HI Thank you for the solution, It is working with sander but stop with pemed.cuda after 1ps. But with sander it is extremely slow could you tell me any solution so that I run this calculations with gpu.

Could you please guide me if i just want to pull the guest out from host from 1-6A away not 18A, with the fraction of .2 to .4

like p1= .2, p2= .4, p3=.6 etc (ligand moves away) how I can do this in these commands

initial_distance = 2.0 pull_distances = np.arange(0.0 + initial_distance, 18.0 + initial_distance, 1.0) release_fractions = []

windows = [len(attach_fractions), len(pull_distances), len(release_fractions)]

Best

jeff231li commented 3 years ago

You specify the pull distances using a Numpy array, the example in the README file uses the arange function but you can use other Numpy functions (like linspace).

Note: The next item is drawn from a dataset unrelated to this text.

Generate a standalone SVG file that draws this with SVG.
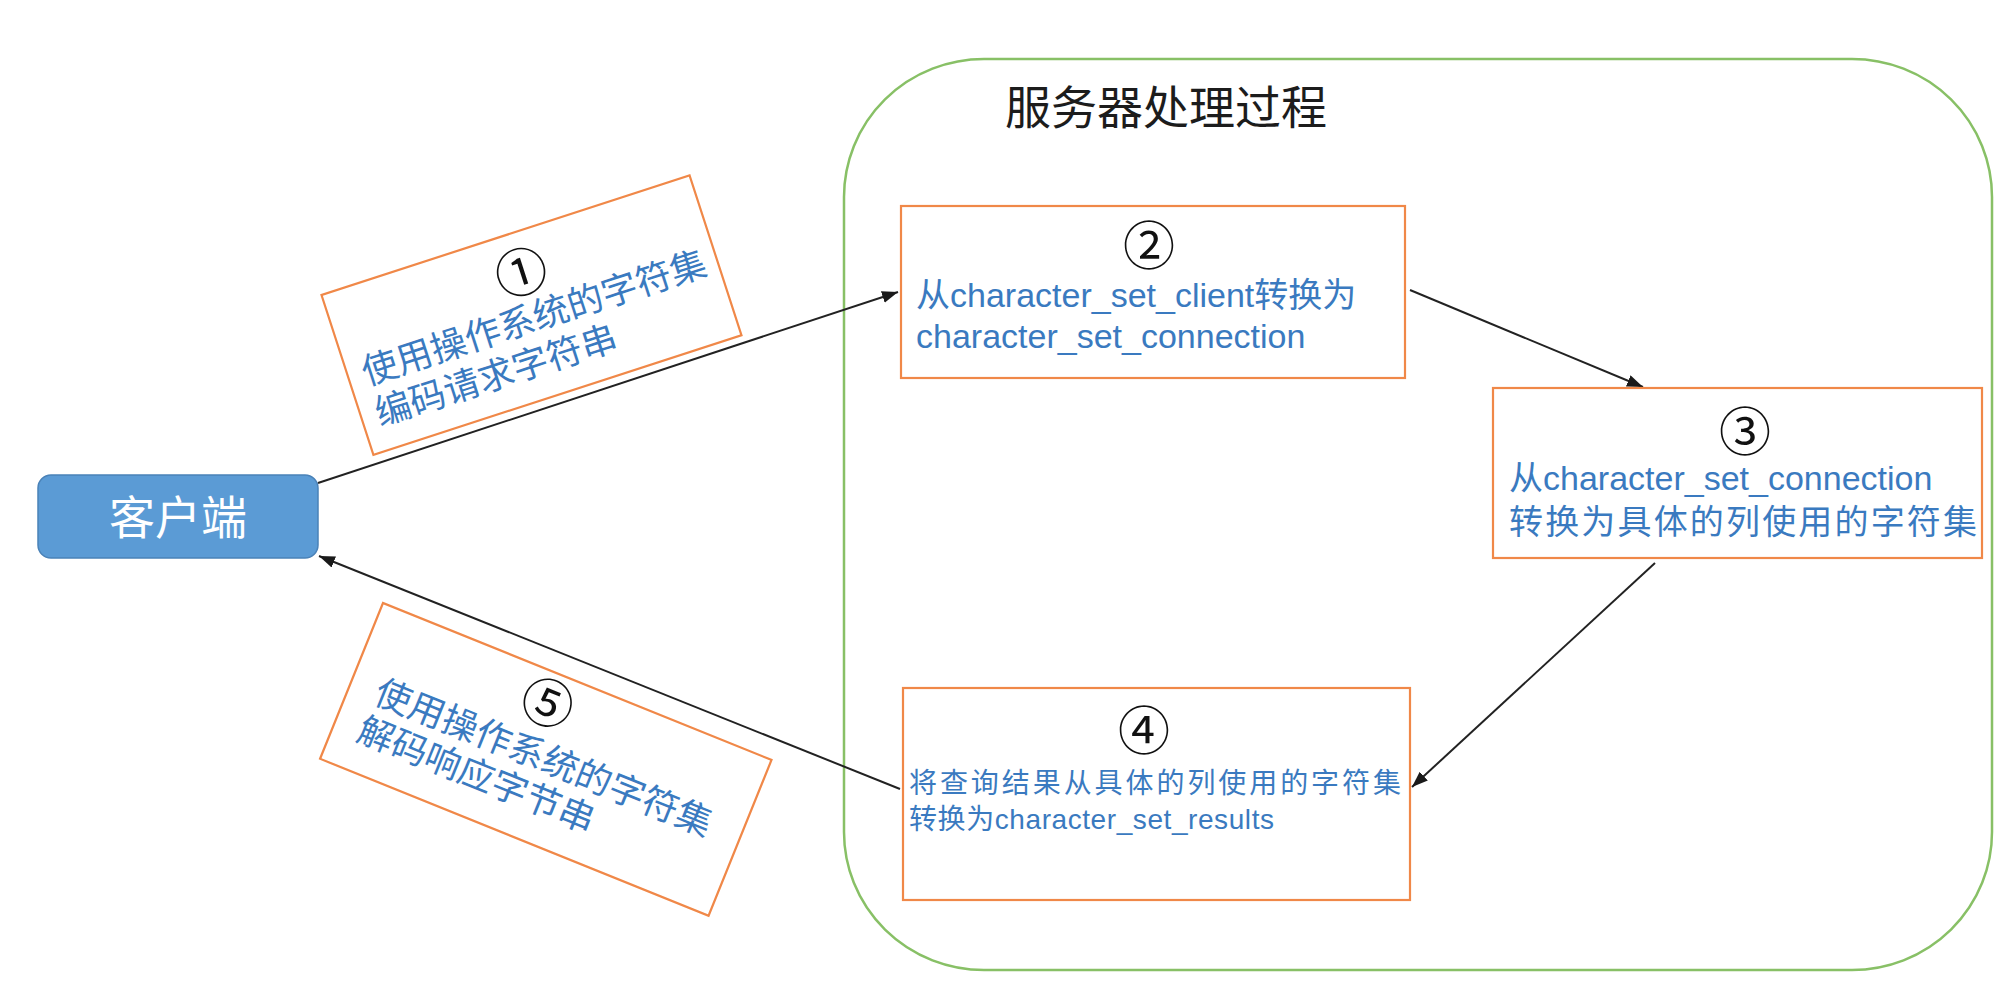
<svg xmlns="http://www.w3.org/2000/svg" width="2006" height="986" viewBox="0 0 2006 986">
  <defs>
    <marker id="arrow" markerUnits="userSpaceOnUse" markerWidth="17" markerHeight="13" refX="16" refY="6" orient="auto">
      <path d="M0,0 L16,6 L0,12 z" fill="#1a1a1a"/>
    </marker>
    <style>
      .step { fill: #ffffff; stroke: #F08848; stroke-width: 2.2; }
      .note { fill: #ffffff; stroke: #F08848; stroke-width: 2.2; }
      .txt { font-family: "Liberation Sans", "Noto Sans CJK SC", sans-serif; fill: #3A7AC0; }
      .num { font-family: "Noto Sans CJK SC", sans-serif; fill: #111111; text-anchor: middle; dominant-baseline: central; font-size: 52px; }
      .link { fill: none; stroke: #222222; stroke-width: 2; marker-end: url(#arrow); }
    </style>
  </defs>

  <rect width="2006" height="986" fill="#ffffff"/>

  <!-- server processing container -->
  <g id="server">
    <rect x="844" y="59" width="1148" height="911" rx="140" ry="138" fill="none" stroke="#88C066" stroke-width="2.5"/>
    <text x="1166" y="124" text-anchor="middle" font-family="'Noto Sans CJK SC', sans-serif" font-size="46" fill="#1c1c1c">服务器处理过程</text>
  </g>

  <!-- client -->
  <g id="client">
    <rect x="38" y="475" width="280" height="83" rx="13" fill="#5B9BD5" stroke="#4A82B8" stroke-width="1.5"/>
    <text x="178" y="534" text-anchor="middle" font-family="'Noto Sans CJK SC', sans-serif" font-size="46" fill="#ffffff">客户端</text>
  </g>

  <!-- connectors -->
  <g id="connectors">
    <line class="link" x1="318" y1="483" x2="898" y2="292" stroke="#444444" stroke-width="1.4"/>
    <line class="link" x1="1410" y1="290" x2="1643" y2="387"/>
    <line class="link" x1="1655" y1="563" x2="1412" y2="787"/>
    <line class="link" x1="900" y1="789" x2="319" y2="556"/>
  </g>

  <!-- step 1: request encoding -->
  <g id="note-1" transform="translate(321.5,295) rotate(-18)">
    <rect class="note" x="0" y="0" width="387" height="168"/>
    <text class="num" x="197" y="37">①</text>
    <text class="txt" x="15" y="100" font-size="36">使用操作系统的字符集</text>
    <text class="txt" x="15" y="143" font-size="36">编码请求字符串</text>
  </g>

  <!-- step 2 -->
  <g id="step-2">
    <rect class="step" x="901" y="206" width="504" height="172"/>
    <text class="num" x="1149" y="242">②</text>
    <text class="txt" x="916" y="307" font-size="34">从character_set_client转换为</text>
    <text class="txt" x="916" y="348" font-size="34">character_set_connection</text>
  </g>

  <!-- step 3 -->
  <g id="step-3">
    <rect class="step" x="1493" y="388" width="489" height="170"/>
    <text class="num" x="1745" y="428">③</text>
    <text class="txt" x="1509" y="490" font-size="34">从character_set_connection</text>
    <text class="txt" x="1509" y="534" font-size="34" textLength="468" lengthAdjust="spacing">转换为具体的列使用的字符集</text>
  </g>

  <!-- step 4 -->
  <g id="step-4">
    <rect class="step" x="903" y="688" width="507" height="212"/>
    <text class="num" x="1144" y="727">④</text>
    <text class="txt" x="909" y="793" font-size="28" textLength="492" lengthAdjust="spacing">将查询结果从具体的列使用的字符集</text>
    <text class="txt" x="909" y="829" font-size="28" textLength="365" lengthAdjust="spacing">转换为character_set_results</text>
  </g>

  <!-- step 5: response decoding -->
  <g id="note-5" transform="translate(383,603) rotate(22)">
    <rect class="note" x="0" y="0" width="419" height="168"/>
    <text class="num" x="190" y="28">⑤</text>
    <text class="txt" x="27" y="96" font-size="36">使用操作系统的字符集</text>
    <text class="txt" x="25" y="137" font-size="36">解码响应字节串</text>
  </g>
</svg>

Take a look at the Numpy documentation for the arange function.

If you use the GPU version of Amber (pmemd.cuda) your simulations will crash (too large volume change) if the periodic box has not relaxed to an equilibrium state. To overcome this issue, run a short MD with sander or pmemd.MPI, then switch to pmemd.cuda.

jeff231li commented 1 year ago

Closing, I assume you have the simulations working now. Feel free to reopen if you're still running into problems.